DALAM mitologi Yunani, tersebutlah kisah tentang Pandora. Ia adalah patung perempuan hidup yang diciptakan Hephaestus atas pesanan Zeus untuk menghukum titan yang merupakan musuh para dewa. Pandora dibekali satu kotak yang tak boleh dibukanya. Suatu hari, Pandora tergoda untuk membuka kotak itu yang kemudian mengeluarkan berbagai ular-ular yang merepresentasikan kesedihan, kenestapaan, dan bencana.

Hingga kini, istilah kotak pandora sering sering dikemukakan untuk menggambarkan bagaimana kegaduhan atau kehebohan yang terjadi ketika seseorang membuka satu kisah. Dalam konteks media, istilah ini sering diungkapkan untuk menyebut satu tindakan dari seseorang yang membuka berbagai rahasia, sehingga mata publik menjadi lebih terang sehingga melihat sesuatu yang selama ini disembunyikan.

Seminggu terakhir ini, kita bisa melihat bagaimana kehebohan melanda dunia media kita. Jagad media tanah air dibuat heboh dengan kemunculan akun anonim ‘Jilbab Hitam’ di Kompasiana. Artikelnya berisikan tuduhan pada satu institusi media besar yang mengklaim diri idealis dan selalu bermartabat dalam setiap liputannya. Pro kontra pun merebak. Pihak Kompasiana lalu mencabut artikel itu, dengan pertimbangan bahwa akun itu berniat untuk melakukan provokasi.

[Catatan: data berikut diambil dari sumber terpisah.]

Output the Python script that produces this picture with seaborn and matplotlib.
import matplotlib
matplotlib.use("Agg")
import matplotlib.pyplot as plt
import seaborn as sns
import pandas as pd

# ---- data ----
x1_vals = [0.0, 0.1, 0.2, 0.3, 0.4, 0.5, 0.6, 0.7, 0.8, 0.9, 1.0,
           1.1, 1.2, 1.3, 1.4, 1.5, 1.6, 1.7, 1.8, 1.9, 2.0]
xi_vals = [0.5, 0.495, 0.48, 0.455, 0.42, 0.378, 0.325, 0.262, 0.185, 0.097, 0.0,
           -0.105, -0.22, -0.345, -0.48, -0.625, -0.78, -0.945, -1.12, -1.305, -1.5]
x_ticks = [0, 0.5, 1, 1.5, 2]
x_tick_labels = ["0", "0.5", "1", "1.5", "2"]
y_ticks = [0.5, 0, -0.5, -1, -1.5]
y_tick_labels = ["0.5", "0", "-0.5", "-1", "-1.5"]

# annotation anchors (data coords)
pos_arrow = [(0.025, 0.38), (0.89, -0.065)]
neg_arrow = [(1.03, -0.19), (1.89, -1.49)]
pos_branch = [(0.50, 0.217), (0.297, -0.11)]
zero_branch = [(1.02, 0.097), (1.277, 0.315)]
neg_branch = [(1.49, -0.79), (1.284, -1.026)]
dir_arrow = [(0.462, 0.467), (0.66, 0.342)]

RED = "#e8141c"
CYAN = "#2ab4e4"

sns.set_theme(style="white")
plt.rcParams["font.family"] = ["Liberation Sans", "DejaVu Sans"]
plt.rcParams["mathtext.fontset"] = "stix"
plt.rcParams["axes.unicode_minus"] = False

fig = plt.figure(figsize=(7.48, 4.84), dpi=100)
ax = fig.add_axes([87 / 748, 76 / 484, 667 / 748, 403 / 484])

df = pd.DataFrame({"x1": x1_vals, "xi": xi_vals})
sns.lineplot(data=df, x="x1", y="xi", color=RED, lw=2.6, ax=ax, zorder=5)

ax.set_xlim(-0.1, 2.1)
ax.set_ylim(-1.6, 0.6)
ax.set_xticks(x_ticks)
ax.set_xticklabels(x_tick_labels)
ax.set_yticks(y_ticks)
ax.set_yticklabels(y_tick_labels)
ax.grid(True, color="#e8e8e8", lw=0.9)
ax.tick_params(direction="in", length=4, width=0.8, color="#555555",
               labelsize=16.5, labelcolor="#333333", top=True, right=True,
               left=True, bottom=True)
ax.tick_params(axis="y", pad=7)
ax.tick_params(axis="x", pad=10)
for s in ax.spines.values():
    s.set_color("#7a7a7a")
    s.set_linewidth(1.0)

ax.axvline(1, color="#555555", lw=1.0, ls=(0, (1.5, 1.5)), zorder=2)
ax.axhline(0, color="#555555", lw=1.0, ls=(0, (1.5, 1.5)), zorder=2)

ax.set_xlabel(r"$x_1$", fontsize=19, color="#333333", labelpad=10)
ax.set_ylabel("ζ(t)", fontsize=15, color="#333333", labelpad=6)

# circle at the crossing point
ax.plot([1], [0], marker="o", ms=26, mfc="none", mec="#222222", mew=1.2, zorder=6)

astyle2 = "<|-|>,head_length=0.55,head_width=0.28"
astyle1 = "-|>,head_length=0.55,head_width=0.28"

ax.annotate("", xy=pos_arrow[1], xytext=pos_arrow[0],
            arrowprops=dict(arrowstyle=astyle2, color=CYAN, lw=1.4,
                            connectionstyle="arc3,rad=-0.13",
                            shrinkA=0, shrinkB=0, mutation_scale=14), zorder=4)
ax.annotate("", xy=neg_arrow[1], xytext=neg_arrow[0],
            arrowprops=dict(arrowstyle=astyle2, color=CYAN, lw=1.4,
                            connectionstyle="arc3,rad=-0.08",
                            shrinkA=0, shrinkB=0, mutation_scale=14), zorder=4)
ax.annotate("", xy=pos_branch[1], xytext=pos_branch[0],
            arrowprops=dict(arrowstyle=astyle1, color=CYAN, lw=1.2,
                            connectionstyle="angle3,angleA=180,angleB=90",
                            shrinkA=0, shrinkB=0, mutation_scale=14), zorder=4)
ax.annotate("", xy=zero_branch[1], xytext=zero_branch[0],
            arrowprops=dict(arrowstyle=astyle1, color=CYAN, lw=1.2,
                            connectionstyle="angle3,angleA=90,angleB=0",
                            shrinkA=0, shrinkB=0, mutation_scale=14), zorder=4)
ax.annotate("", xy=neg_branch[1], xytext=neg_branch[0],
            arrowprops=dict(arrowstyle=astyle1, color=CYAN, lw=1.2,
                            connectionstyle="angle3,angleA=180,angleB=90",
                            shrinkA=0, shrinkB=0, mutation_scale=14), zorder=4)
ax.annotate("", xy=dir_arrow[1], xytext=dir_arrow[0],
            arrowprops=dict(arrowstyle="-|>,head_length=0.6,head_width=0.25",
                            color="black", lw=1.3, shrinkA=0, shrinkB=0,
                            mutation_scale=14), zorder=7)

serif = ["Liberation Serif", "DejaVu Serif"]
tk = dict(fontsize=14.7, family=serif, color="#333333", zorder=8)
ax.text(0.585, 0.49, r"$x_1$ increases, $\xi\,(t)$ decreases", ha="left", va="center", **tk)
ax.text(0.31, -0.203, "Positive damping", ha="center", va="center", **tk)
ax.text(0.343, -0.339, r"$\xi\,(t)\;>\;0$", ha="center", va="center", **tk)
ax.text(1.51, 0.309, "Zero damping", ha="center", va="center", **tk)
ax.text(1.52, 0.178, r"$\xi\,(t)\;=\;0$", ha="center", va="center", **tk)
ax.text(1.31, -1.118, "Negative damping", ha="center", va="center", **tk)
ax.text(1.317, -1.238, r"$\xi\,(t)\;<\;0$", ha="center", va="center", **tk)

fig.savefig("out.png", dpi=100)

Ternyata kisahnya tak berhenti di situ. Intitusi media, yang tertuduh itu, beberapa kali membuat klarifikasi. Isu ini menjalar terus bagaikan api yang melalap bensin sampai-sampai seorang wartawan senior, mantan pemimpin redaksi, ikut-ikutan menyampaikan pendapat. Lucunya, ada beberapa kalangan internal Kompas yang mulai menggugat keberadaan Kompasiana.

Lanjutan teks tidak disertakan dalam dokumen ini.